“Miraculous.”No Fatalities As Chartered MD-87 Crashes Near Houston.
The plane burst into flames after going off the end of the runway at Houston Executive, according to local reports.
No one was killed when a privately owned McDonnell Douglas MD-87 crashed in Waller County near Houston on Tuesday morning, apparently after going off the end of the runway during an attempted takeoff. The passengers were headed to Boston to see Game 4 of the Major League Baseball American League Championship Series at Fenway Park in Boston.
The plane crossed a roadway and came to rest, bursting into flames. Early reports are, and this is hard to believe seeing these photos, that all 21 passengers and crew escaped the wreckage with only one casualty, a back injury, among them.

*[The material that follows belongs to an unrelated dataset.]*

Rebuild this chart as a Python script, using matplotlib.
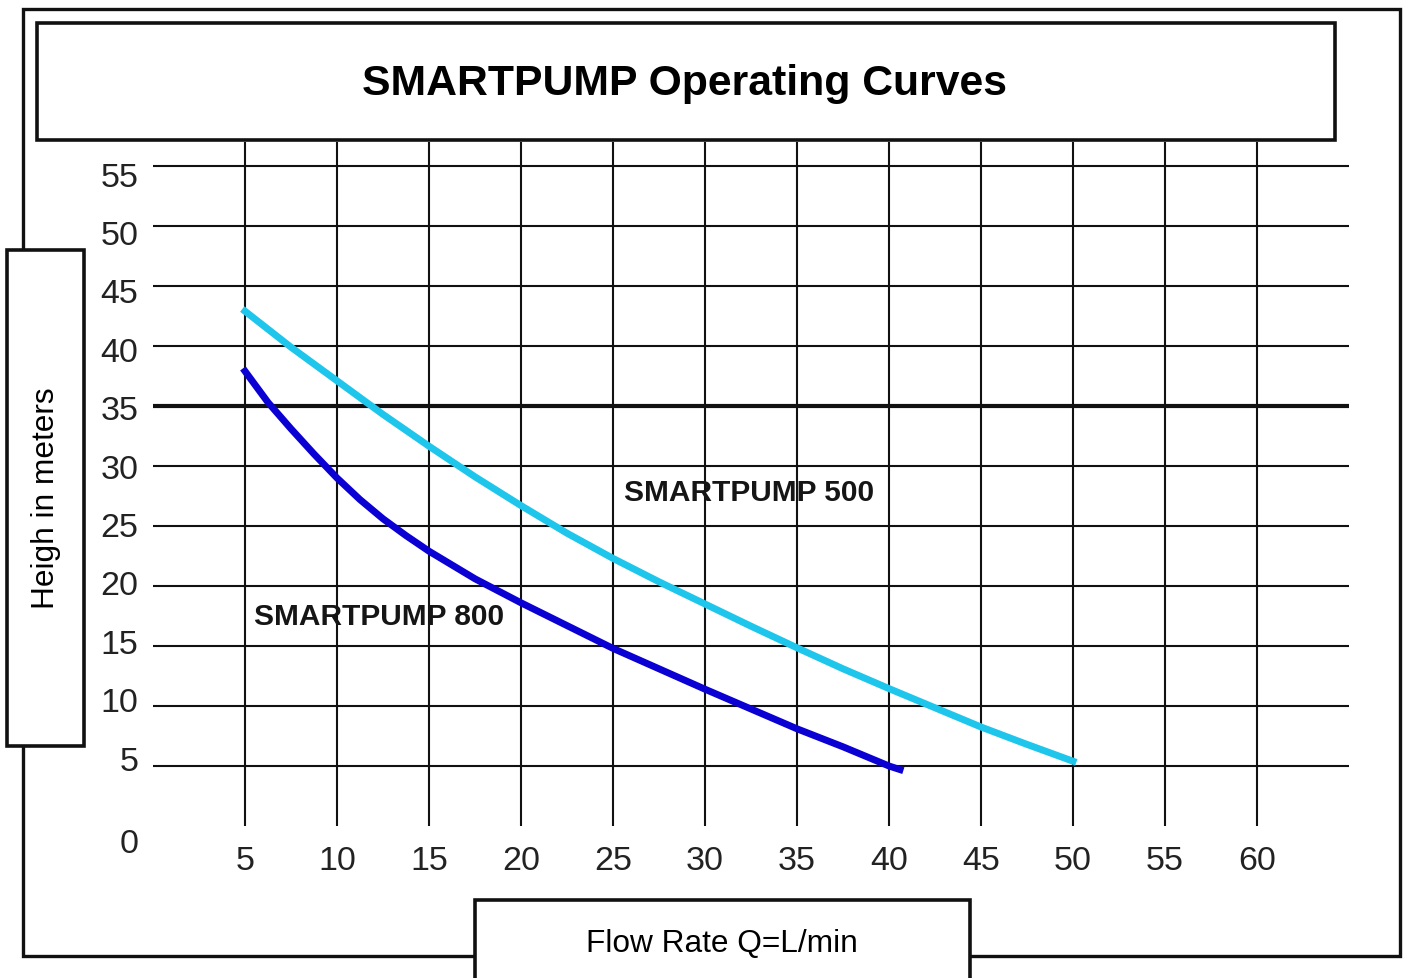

Kudos to the passengers and crew for pulling that off.
The MD-87 is a stretched version of the MD-80, which is a modernized and stretched version of the Douglas DC-9, for years one of the most popular short-haul airliners in the United States. Within recent years, airlines just about everywhere have mothballed their MD fleets. American Airlines over the years has operated nearly 400 of the various models, all certificated under the DC-9 type. It retired the last of its MD's in 2019, when it shipped 26 of them for long-term storage in Roswell, New Mexico. Delta, TWA, Allegiant and Alaska were longtime operators. All of them have retired their fleets. (TWA, of course, is no longer.)
Other airlines around the world still operate the type. There are an estimated 160 of them in current use. For those looking to get their hands on a used one, they can be had cheap. Flyable examples reportedly go for as little as a few hundred thousand dollars.